Written problem: Return the listing below verbatim. Pictures do not belong in the copy.

## BEGIN

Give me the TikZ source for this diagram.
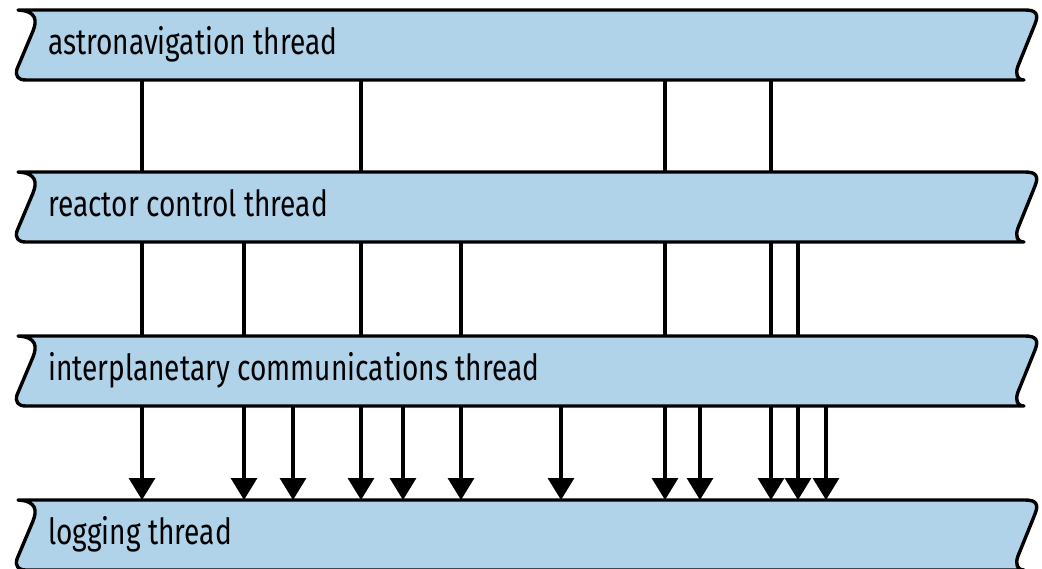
\documentclass[tikz,border=0pt]{standalone}
\usepackage{fontspec}
\setmainfont{Fira Sans}[FakeStretch=0.78]
\usepackage{tikz}
\usetikzlibrary{arrows.meta,positioning,backgrounds}

\definecolor{bandblue}{RGB}{176,211,234}

\tikzset{
    thread/.style={minimum width=1012pt, minimum height=70pt, inner sep=0pt, outer sep=0pt},
    thread label/.style={anchor=base west, inner sep=0pt, font=\fontsize{36}{40}\selectfont},
    band line/.style={line width=3.4pt, line join=round, fill=bandblue},
    wire/.style={line width=3.2pt},
    msg/.style={line width=3.2pt, -{Triangle[width=26pt,length=22pt]}}
}

% ribbon outline with torn left and right edges
\newcommand{\threadband}[1]{%
  \begin{scope}[on background layer, shift={(#1.north west)}]
    \draw[band line] (0,0) -- (1007,0) .. controls (1018,0) and (1021,4) .. (1017,14)
      -- (1000,56) .. controls (997,64) and (999,70) .. (1006,70) -- (8,70)
      .. controls (0,70) and (-3,66) .. (-1,59) -- (15,21)
      .. controls (19,11) and (19,1) .. (0,0) -- cycle;
  \end{scope}}

\begin{document}
\begin{tikzpicture}[x=1pt, y=-1pt]
    \clip (0,0) rectangle (1042,568);

    % Threads
    \node[thread] (astro) at (524,45) {};
    \node[thread, below=92pt of astro] (reactor) {};
    \node[thread, below=94pt of reactor] (comms) {};
    \node[thread, below=94pt of comms] (logging) {};
    \threadband{astro}
    \threadband{reactor}
    \threadband{comms}
    \threadband{logging}

    % Labels
    \node[thread label] (astrolabel) at ([xshift=30pt, yshift=-9pt]astro.west) {astronavigation thread};
    \node[thread label] (reactorlabel) at ([xshift=30pt, yshift=-9pt]reactor.west) {reactor control thread};
    \node[thread label] (commslabel) at ([xshift=30pt, yshift=-9pt]comms.west) {interplanetary communications thread};
    \node[thread label] (logginglabel) at ([xshift=30pt, yshift=-9pt]logging.west) {logging thread};

    % astronavigation -> reactor control
    \draw[wire] ([xshift=124pt]astro.south west) -- ([xshift=124pt]reactor.north west);
    \draw[wire] ([xshift=343pt]astro.south west) -- ([xshift=343pt]reactor.north west);
    \draw[wire] ([xshift=647pt]astro.south west) -- ([xshift=647pt]reactor.north west);
    \draw[wire] ([xshift=753pt]astro.south west) -- ([xshift=753pt]reactor.north west);

    % reactor control -> communications
    \draw[wire] ([xshift=124pt]reactor.south west) -- ([xshift=124pt]comms.north west);
    \draw[wire] ([xshift=226pt]reactor.south west) -- ([xshift=226pt]comms.north west);
    \draw[wire] ([xshift=343pt]reactor.south west) -- ([xshift=343pt]comms.north west);
    \draw[wire] ([xshift=443pt]reactor.south west) -- ([xshift=443pt]comms.north west);
    \draw[wire] ([xshift=647pt]reactor.south west) -- ([xshift=647pt]comms.north west);
    \draw[wire] ([xshift=753pt]reactor.south west) -- ([xshift=753pt]comms.north west);
    \draw[wire] ([xshift=780pt]reactor.south west) -- ([xshift=780pt]comms.north west);

    % communications -> logging
    \draw[msg] ([xshift=124pt]comms.south west) -- ([xshift=124pt]logging.north west);
    \draw[msg] ([xshift=226pt]comms.south west) -- ([xshift=226pt]logging.north west);
    \draw[msg] ([xshift=275pt]comms.south west) -- ([xshift=275pt]logging.north west);
    \draw[msg] ([xshift=343pt]comms.south west) -- ([xshift=343pt]logging.north west);
    \draw[msg] ([xshift=385pt]comms.south west) -- ([xshift=385pt]logging.north west);
    \draw[msg] ([xshift=443pt]comms.south west) -- ([xshift=443pt]logging.north west);
    \draw[msg] ([xshift=543pt]comms.south west) -- ([xshift=543pt]logging.north west);
    \draw[msg] ([xshift=647pt]comms.south west) -- ([xshift=647pt]logging.north west);
    \draw[msg] ([xshift=682pt]comms.south west) -- ([xshift=682pt]logging.north west);
    \draw[msg] ([xshift=753pt]comms.south west) -- ([xshift=753pt]logging.north west);
    \draw[msg] ([xshift=780pt]comms.south west) -- ([xshift=780pt]logging.north west);
    \draw[msg] ([xshift=808pt]comms.south west) -- ([xshift=808pt]logging.north west);
\end{tikzpicture}
\end{document}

## END

Response to this task:
Give me the TikZ source for this diagram.
\documentclass[tikz,border=0pt]{standalone}
\usepackage{fontspec}
\setmainfont{Fira Sans}[FakeStretch=0.78]
\usepackage{tikz}
\usetikzlibrary{arrows.meta,positioning,backgrounds}

\definecolor{bandblue}{RGB}{176,211,234}

\tikzset{
    thread/.style={minimum width=1012pt, minimum height=70pt, inner sep=0pt, outer sep=0pt},
    thread label/.style={anchor=base west, inner sep=0pt, font=\fontsize{36}{40}\selectfont},
    band line/.style={line width=3.4pt, line join=round, fill=bandblue},
    wire/.style={line width=3.2pt},
    msg/.style={line width=3.2pt, -{Triangle[width=26pt,length=22pt]}}
}

% ribbon outline with torn left and right edges
\newcommand{\threadband}[1]{%
  \begin{scope}[on background layer, shift={(#1.north west)}]
    \draw[band line] (0,0) -- (1007,0) .. controls (1018,0) and (1021,4) .. (1017,14)
      -- (1000,56) .. controls (997,64) and (999,70) .. (1006,70) -- (8,70)
      .. controls (0,70) and (-3,66) .. (-1,59) -- (15,21)
      .. controls (19,11) and (19,1) .. (0,0) -- cycle;
  \end{scope}}

\begin{document}
\begin{tikzpicture}[x=1pt, y=-1pt]
    \clip (0,0) rectangle (1042,568);

    % Threads
    \node[thread] (astro) at (524,45) {};
    \node[thread, below=92pt of astro] (reactor) {};
    \node[thread, below=94pt of reactor] (comms) {};
    \node[thread, below=94pt of comms] (logging) {};
    \threadband{astro}
    \threadband{reactor}
    \threadband{comms}
    \threadband{logging}

    % Labels
    \node[thread label] (astrolabel) at ([xshift=30pt, yshift=-9pt]astro.west) {astronavigation thread};
    \node[thread label] (reactorlabel) at ([xshift=30pt, yshift=-9pt]reactor.west) {reactor control thread};
    \node[thread label] (commslabel) at ([xshift=30pt, yshift=-9pt]comms.west) {interplanetary communications thread};
    \node[thread label] (logginglabel) at ([xshift=30pt, yshift=-9pt]logging.west) {logging thread};

    % astronavigation -> reactor control
    \draw[wire] ([xshift=124pt]astro.south west) -- ([xshift=124pt]reactor.north west);
    \draw[wire] ([xshift=343pt]astro.south west) -- ([xshift=343pt]reactor.north west);
    \draw[wire] ([xshift=647pt]astro.south west) -- ([xshift=647pt]reactor.north west);
    \draw[wire] ([xshift=753pt]astro.south west) -- ([xshift=753pt]reactor.north west);

    % reactor control -> communications
    \draw[wire] ([xshift=124pt]reactor.south west) -- ([xshift=124pt]comms.north west);
    \draw[wire] ([xshift=226pt]reactor.south west) -- ([xshift=226pt]comms.north west);
    \draw[wire] ([xshift=343pt]reactor.south west) -- ([xshift=343pt]comms.north west);
    \draw[wire] ([xshift=443pt]reactor.south west) -- ([xshift=443pt]comms.north west);
    \draw[wire] ([xshift=647pt]reactor.south west) -- ([xshift=647pt]comms.north west);
    \draw[wire] ([xshift=753pt]reactor.south west) -- ([xshift=753pt]comms.north west);
    \draw[wire] ([xshift=780pt]reactor.south west) -- ([xshift=780pt]comms.north west);

    % communications -> logging
    \draw[msg] ([xshift=124pt]comms.south west) -- ([xshift=124pt]logging.north west);
    \draw[msg] ([xshift=226pt]comms.south west) -- ([xshift=226pt]logging.north west);
    \draw[msg] ([xshift=275pt]comms.south west) -- ([xshift=275pt]logging.north west);
    \draw[msg] ([xshift=343pt]comms.south west) -- ([xshift=343pt]logging.north west);
    \draw[msg] ([xshift=385pt]comms.south west) -- ([xshift=385pt]logging.north west);
    \draw[msg] ([xshift=443pt]comms.south west) -- ([xshift=443pt]logging.north west);
    \draw[msg] ([xshift=543pt]comms.south west) -- ([xshift=543pt]logging.north west);
    \draw[msg] ([xshift=647pt]comms.south west) -- ([xshift=647pt]logging.north west);
    \draw[msg] ([xshift=682pt]comms.south west) -- ([xshift=682pt]logging.north west);
    \draw[msg] ([xshift=753pt]comms.south west) -- ([xshift=753pt]logging.north west);
    \draw[msg] ([xshift=780pt]comms.south west) -- ([xshift=780pt]logging.north west);
    \draw[msg] ([xshift=808pt]comms.south west) -- ([xshift=808pt]logging.north west);
\end{tikzpicture}
\end{document}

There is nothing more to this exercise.